— START OF Data listing —
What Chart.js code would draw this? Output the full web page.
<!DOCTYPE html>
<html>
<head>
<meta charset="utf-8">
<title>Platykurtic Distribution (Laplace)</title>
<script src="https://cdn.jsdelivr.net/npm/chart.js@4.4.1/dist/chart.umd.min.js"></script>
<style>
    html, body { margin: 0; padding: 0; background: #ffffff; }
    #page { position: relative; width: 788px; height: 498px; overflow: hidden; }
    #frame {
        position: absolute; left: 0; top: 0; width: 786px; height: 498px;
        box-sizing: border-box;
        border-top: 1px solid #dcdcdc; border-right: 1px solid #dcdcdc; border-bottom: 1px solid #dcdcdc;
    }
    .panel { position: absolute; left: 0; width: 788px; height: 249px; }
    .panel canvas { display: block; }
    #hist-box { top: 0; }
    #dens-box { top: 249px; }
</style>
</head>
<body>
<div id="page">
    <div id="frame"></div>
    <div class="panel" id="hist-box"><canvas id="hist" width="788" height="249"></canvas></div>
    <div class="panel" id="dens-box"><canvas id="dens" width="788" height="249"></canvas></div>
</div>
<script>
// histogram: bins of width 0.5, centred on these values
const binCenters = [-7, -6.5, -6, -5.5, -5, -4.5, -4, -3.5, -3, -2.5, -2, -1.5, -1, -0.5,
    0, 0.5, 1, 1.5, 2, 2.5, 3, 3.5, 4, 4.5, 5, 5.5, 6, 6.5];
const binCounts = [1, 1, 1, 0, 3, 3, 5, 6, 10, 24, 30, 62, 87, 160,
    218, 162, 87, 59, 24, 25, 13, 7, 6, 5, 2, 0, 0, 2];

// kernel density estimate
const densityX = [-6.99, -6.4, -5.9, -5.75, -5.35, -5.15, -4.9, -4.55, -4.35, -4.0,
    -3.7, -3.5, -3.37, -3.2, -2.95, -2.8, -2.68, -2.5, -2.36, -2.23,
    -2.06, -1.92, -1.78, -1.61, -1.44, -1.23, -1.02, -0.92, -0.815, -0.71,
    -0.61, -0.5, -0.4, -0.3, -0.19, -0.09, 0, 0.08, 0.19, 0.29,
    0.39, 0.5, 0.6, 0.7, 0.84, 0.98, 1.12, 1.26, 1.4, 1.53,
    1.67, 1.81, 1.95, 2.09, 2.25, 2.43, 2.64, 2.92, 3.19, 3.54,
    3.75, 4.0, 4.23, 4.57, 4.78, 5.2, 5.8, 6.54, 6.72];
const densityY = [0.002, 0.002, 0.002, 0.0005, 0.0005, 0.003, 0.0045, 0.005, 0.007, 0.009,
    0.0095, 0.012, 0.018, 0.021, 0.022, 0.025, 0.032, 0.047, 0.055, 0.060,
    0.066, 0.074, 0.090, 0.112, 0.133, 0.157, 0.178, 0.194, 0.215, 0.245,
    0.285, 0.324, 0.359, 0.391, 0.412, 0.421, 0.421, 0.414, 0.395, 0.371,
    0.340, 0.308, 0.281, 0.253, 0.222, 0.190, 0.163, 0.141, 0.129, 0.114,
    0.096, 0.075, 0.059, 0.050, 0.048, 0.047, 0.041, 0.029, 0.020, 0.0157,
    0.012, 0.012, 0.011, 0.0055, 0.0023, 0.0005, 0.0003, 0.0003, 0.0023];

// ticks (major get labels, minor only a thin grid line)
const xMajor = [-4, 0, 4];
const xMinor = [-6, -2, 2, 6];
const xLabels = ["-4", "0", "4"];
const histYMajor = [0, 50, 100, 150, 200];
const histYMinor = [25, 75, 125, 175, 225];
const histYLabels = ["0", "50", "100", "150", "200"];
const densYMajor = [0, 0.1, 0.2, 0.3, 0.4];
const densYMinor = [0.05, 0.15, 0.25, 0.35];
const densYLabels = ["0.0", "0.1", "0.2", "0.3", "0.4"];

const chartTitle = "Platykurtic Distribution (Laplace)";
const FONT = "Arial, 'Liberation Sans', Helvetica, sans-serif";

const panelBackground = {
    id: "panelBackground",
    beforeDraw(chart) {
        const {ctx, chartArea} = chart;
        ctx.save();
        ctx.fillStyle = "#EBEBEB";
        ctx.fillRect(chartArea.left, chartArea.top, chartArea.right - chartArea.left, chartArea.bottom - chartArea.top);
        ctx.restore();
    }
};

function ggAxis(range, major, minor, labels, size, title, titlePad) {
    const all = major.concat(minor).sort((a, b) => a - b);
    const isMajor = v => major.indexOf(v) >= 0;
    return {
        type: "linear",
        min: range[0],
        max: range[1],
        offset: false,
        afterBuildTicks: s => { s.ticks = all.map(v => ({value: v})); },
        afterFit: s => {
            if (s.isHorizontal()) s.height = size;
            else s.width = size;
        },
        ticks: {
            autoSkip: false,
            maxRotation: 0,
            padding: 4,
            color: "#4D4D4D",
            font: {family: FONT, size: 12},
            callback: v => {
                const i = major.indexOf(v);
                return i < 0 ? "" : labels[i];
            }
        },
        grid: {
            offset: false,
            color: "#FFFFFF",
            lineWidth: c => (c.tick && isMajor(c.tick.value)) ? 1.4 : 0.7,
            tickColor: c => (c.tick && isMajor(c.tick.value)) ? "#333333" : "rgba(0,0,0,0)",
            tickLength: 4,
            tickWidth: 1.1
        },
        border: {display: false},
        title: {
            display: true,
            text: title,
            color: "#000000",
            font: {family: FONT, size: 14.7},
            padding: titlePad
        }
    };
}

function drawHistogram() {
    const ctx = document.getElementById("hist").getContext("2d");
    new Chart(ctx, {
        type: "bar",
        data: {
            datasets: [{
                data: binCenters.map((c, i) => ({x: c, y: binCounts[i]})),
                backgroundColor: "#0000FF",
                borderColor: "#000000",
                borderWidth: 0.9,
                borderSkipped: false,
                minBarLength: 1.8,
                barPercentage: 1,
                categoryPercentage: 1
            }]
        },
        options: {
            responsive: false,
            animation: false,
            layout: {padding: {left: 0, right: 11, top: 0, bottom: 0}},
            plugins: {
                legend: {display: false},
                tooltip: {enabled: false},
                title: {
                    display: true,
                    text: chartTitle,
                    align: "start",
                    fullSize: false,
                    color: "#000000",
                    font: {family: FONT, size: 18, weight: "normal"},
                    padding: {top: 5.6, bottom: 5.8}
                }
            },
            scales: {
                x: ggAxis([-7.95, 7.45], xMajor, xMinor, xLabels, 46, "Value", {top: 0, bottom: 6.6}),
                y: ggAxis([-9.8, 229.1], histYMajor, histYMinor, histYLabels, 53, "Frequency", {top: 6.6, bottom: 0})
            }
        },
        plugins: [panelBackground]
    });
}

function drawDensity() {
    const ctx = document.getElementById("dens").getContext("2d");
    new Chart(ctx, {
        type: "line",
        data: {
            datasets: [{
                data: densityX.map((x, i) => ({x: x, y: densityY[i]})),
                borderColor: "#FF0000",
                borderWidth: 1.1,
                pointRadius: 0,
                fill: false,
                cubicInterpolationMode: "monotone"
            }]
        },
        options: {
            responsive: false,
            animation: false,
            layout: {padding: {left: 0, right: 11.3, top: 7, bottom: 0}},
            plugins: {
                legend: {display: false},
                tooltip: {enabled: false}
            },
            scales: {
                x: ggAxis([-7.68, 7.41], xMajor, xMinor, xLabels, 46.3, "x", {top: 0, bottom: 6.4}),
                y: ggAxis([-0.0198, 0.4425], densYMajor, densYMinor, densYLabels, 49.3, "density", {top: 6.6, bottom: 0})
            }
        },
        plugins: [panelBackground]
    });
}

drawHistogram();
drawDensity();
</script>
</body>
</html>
— END OF Data listing —
— START OF Data listing —
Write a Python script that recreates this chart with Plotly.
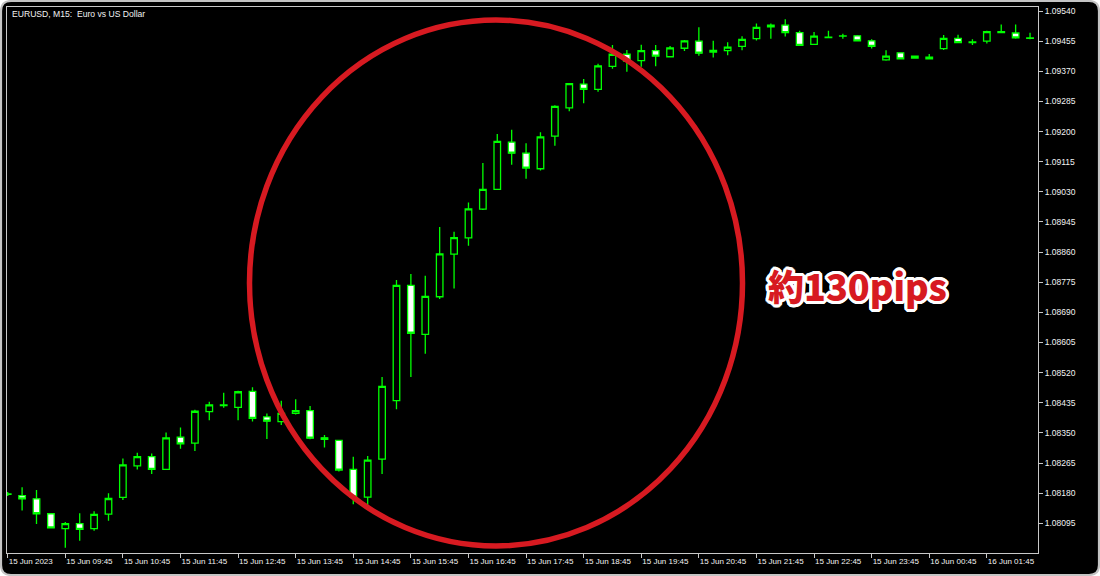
— END OF Data listing —
Exercise instructions:
Transcribe word for word the lines from the one holding "What Chart.js code" through the one holding "5, 2, 0, 0, 2];". Include both, and add nothing.

Answer for this exercise:
What Chart.js code would draw this? Output the full web page.
<!DOCTYPE html>
<html>
<head>
<meta charset="utf-8">
<title>Platykurtic Distribution (Laplace)</title>
<script src="https://cdn.jsdelivr.net/npm/chart.js@4.4.1/dist/chart.umd.min.js"></script>
<style>
    html, body { margin: 0; padding: 0; background: #ffffff; }
    #page { position: relative; width: 788px; height: 498px; overflow: hidden; }
    #frame {
        position: absolute; left: 0; top: 0; width: 786px; height: 498px;
        box-sizing: border-box;
        border-top: 1px solid #dcdcdc; border-right: 1px solid #dcdcdc; border-bottom: 1px solid #dcdcdc;
    }
    .panel { position: absolute; left: 0; width: 788px; height: 249px; }
    .panel canvas { display: block; }
    #hist-box { top: 0; }
    #dens-box { top: 249px; }
</style>
</head>
<body>
<div id="page">
    <div id="frame"></div>
    <div class="panel" id="hist-box"><canvas id="hist" width="788" height="249"></canvas></div>
    <div class="panel" id="dens-box"><canvas id="dens" width="788" height="249"></canvas></div>
</div>
<script>
// histogram: bins of width 0.5, centred on these values
const binCenters = [-7, -6.5, -6, -5.5, -5, -4.5, -4, -3.5, -3, -2.5, -2, -1.5, -1, -0.5,
    0, 0.5, 1, 1.5, 2, 2.5, 3, 3.5, 4, 4.5, 5, 5.5, 6, 6.5];
const binCounts = [1, 1, 1, 0, 3, 3, 5, 6, 10, 24, 30, 62, 87, 160,
    218, 162, 87, 59, 24, 25, 13, 7, 6, 5, 2, 0, 0, 2];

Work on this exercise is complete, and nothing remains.